4 thoughts on “Loot Piñatas: How much are you worth?”

  1. I’m not familiar with many of the mobile titles listed but how many of them are MMO or MMO-adjacent?

    PUBG Mobile is, I assume (like the main game, 100 players start a round and is there a social space before a round begins?).

    Genshin Impact is not (max of 4 players and no social spaces that I’ve ever encountered)

    I just wonder if the take-away is that making MMOs in general is a bad business decision…

    • Pokemon GO is an MMO, and one of the few where I play with other people. Just this weekend I roamed around the local park with a bunch of people I did not yet know, raiding. It’s an MMO by any stretch of the imagination. Roblox is. I haven’t played PUBG Mobile, but if it is anything like Fortnite, then there’s a huge social component outside of the battle. If that isn’t true for PUBG, it is most definitely true for Fortnite.

      I don’t think the lesson is “don’t make MMOs”, but rather, “don’t make people play for hundreds of hours until they can play the current content with other people”. Grinding is for single player RPGs and who has the patience for it these days? Especially when most MMOs cater to the level capped player?
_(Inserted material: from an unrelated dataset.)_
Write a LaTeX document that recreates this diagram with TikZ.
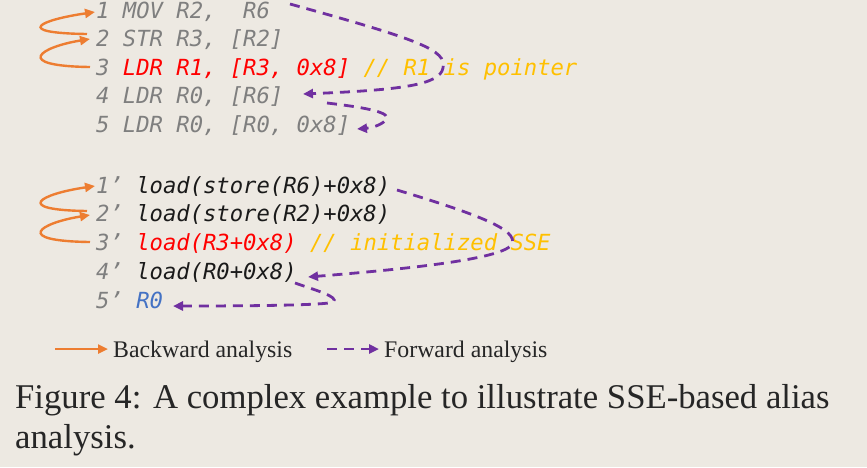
\documentclass[tikz,border=0pt]{standalone}
\usepackage{fontspec}
\setmainfont{Liberation Serif}
\newfontfamily\codefont{DejaVu Sans Mono}
\usetikzlibrary{arrows.meta}
\definecolor{bg}{HTML}{EDE9E2}
\definecolor{cgray}{HTML}{7F7F7F}
\definecolor{cred}{HTML}{FF0000}
\definecolor{cgold}{HTML}{FFC000}
\definecolor{cblack}{HTML}{1A1A1A}
\definecolor{cblue}{HTML}{4472C4}
\definecolor{corange}{HTML}{ED7D31}
\definecolor{cpurple}{HTML}{7030A0}
\tikzset{
  codeline/.style={anchor=base west,inner sep=0pt,font=\codefont\itshape\fontsize{22.2}{26}\selectfont,text=cgray},
  back/.style={draw=corange,line width=2.4pt,-{Triangle[length=10pt,width=9pt]}},
  fwd/.style={draw=cpurple,line width=2.8pt,dash pattern=on 10pt off 7pt,-{Triangle[length=10pt,width=9pt]}},
  legendtext/.style={anchor=base west,inner sep=0pt,font=\fontsize{23.8}{26}\selectfont,text=black!85},
  captext/.style={anchor=base west,inner sep=0pt,font=\fontsize{34.7}{40}\selectfont,text=black!85}
}
\begin{document}
\begin{tikzpicture}[x=1pt,y=-1pt]
\fill[bg] (0,0) rectangle (867,467);
\useasboundingbox (0,0) rectangle (867,467);
% top code
\node[codeline] (a1) at (96,18) {1 MOV R2,\ \ R6};
\node[codeline] (a2) at (96,46.5) {2 STR R3, [R2]};
\node[codeline] (a3) at (96,75) {3 \textcolor{cred}{LDR R1, [R3, 0x8]} \textcolor{cgold}{// R1 is pointer}};
\node[codeline] (a4) at (96,103.5) {4 LDR R0, [R6]};
\node[codeline] (a5) at (96,132) {5 LDR R0, [R0, 0x8]};
% bottom code
\node[codeline] (b1) at (96,193) {1’ \textcolor{cblack}{load(store(R6)+0x8)}};
\node[codeline] (b2) at (96,221.5) {2’ \textcolor{cblack}{load(store(R2)+0x8)}};
\node[codeline] (b3) at (96,250) {3’ \textcolor{cred}{load(R3+0x8)} \textcolor{cgold}{// initialized SSE}};
\node[codeline] (b4) at (96,279) {4’ \textcolor{cblack}{load(R0+0x8)}};
\node[codeline] (b5) at (96,308) {5’ \textcolor{cblue}{R0}};
% anchor coordinates
\coordinate (a2s) at (87,34);   \coordinate (a1t) at (95,12);
\coordinate (a3s) at (90,67);   \coordinate (a2t) at (90,39);
\coordinate (b2s) at (87,211);  \coordinate (b1t) at (95,186);
\coordinate (b3s) at (90,242);  \coordinate (b2t) at (90,215);
\coordinate (a1e) at (290,4);   \coordinate (a4t) at (303,94);
\coordinate (a4e) at (327,103); \coordinate (a5t) at (357,129);
\coordinate (b1e) at (397,190); \coordinate (b4t) at (308,277);
\coordinate (b4e) at (295,283); \coordinate (b5t) at (173,306);
% backward arrows
\draw[back] (a2s) .. controls (12,33) and (40,20) .. (a1t);
\draw[back] (a3s) .. controls (12,66) and (40,47) .. (a2t);
\draw[back] (b2s) .. controls (12,210) and (40,194) .. (b1t);
\draw[back] (b3s) .. controls (12,241) and (40,223) .. (b2t);
% forward arrows
\draw[fwd] (a1e) .. controls (420,40) and (447,50) .. (443,68) .. controls (440,85) and (400,90) .. (a4t);
\draw[fwd] (a4e) .. controls (370,108) and (392,113) .. (386,120) .. controls (380,126) and (370,128) .. (a5t);
\draw[fwd] (b1e) .. controls (480,215) and (518,230) .. (512,244) .. controls (505,258) and (420,268) .. (b4t);
\draw[fwd] (b4e) .. controls (315,290) and (340,297) .. (333,302) .. controls (328,305) and (260,306) .. (b5t);
% legend
\coordinate (lb1) at (55,349); \coordinate (lb2) at (108,349);
\coordinate (lf1) at (327,349); \coordinate (lf2) at (379,349);
\draw[back] (lb1) -- (lb2);
\draw[fwd] (lf1) -- (lf2);
\node[legendtext] (lbt) at (113,357) {Backward analysis};
\node[legendtext] (lft) at (384,357) {Forward analysis};
% caption
\node[captext] (cap1) at (15,408) {Figure 4: A complex example to illustrate SSE-based alias};
\node[captext] (cap2) at (15,448) {analysis.};
\end{tikzpicture}
\end{document}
      Again, FFXIV is an exception here, but it is prevalent most everywhere else.

  2. All the games you’re listing may be MMOs but most of them aren’t MMORPGs and it’s really only the latter that almost everyone who posts and comments in this part of the blogosphere cares about. I personally stopped using the term “MMO” several years ago. It’s way too broad to be of much use other than at a macro level. All it really means is games that are online and have a lot of people, which is too vague to be useful.

    Leaving definitions aside, the age demographics are both opaque and intriguing. I saw something a few weeks ago that suggested something like 90% of all current WoW players were under 30. The implication was that they were mostly not adults. It completely flew in the face of my perception but it was quoted with some authority. I referred to it in a post but I forget which one. I had assumed it was mostly old people who remembered WoW from 2004 who were still soldiering on in Azeroth, like it is in EQ and EQ2 but apparently not. I assume those people are in Classic if they’re around at all, while all the kids play Retail.

    My impression from playing all the newer MMORPGs I keep trying is that most of the people around me are probably school or college age. I can only base it on general chat or guild chat in the games where I join guilds. The general feel is *much* younger than it used to be when I played MMORPGs ten or fifteen years ago. Back then, it felt like few people were much under forty! The cash shops certainly seem to be geared towards an adolescent mindset, too, that’s for sure.

    • We had some criteria at Massively over what constituted an MMO. Persistent world was a big one. Some large number of simultaneous players. Players confined to just one server to benefit social ties, so you would find yourself grouping with the same people over and over.

      Yeah, so, none of those are true anymore. In WoW and FFXIV, you largely stay in your hub city and wait for your instance to pop, when you are grouped with people you will never see again who can come from any of a number of servers, then the instance ends and you are back in the home city you rarely leave.

      Given modern MMOs, we really have to take another look at all those games we claim AREN’T MMOs, and see if they really are essentially the same?

      I’m not calling all the mobile games listed MMOs, though I feel battle royale games are topologically identical to most players lived experience of MMOs in the modern era.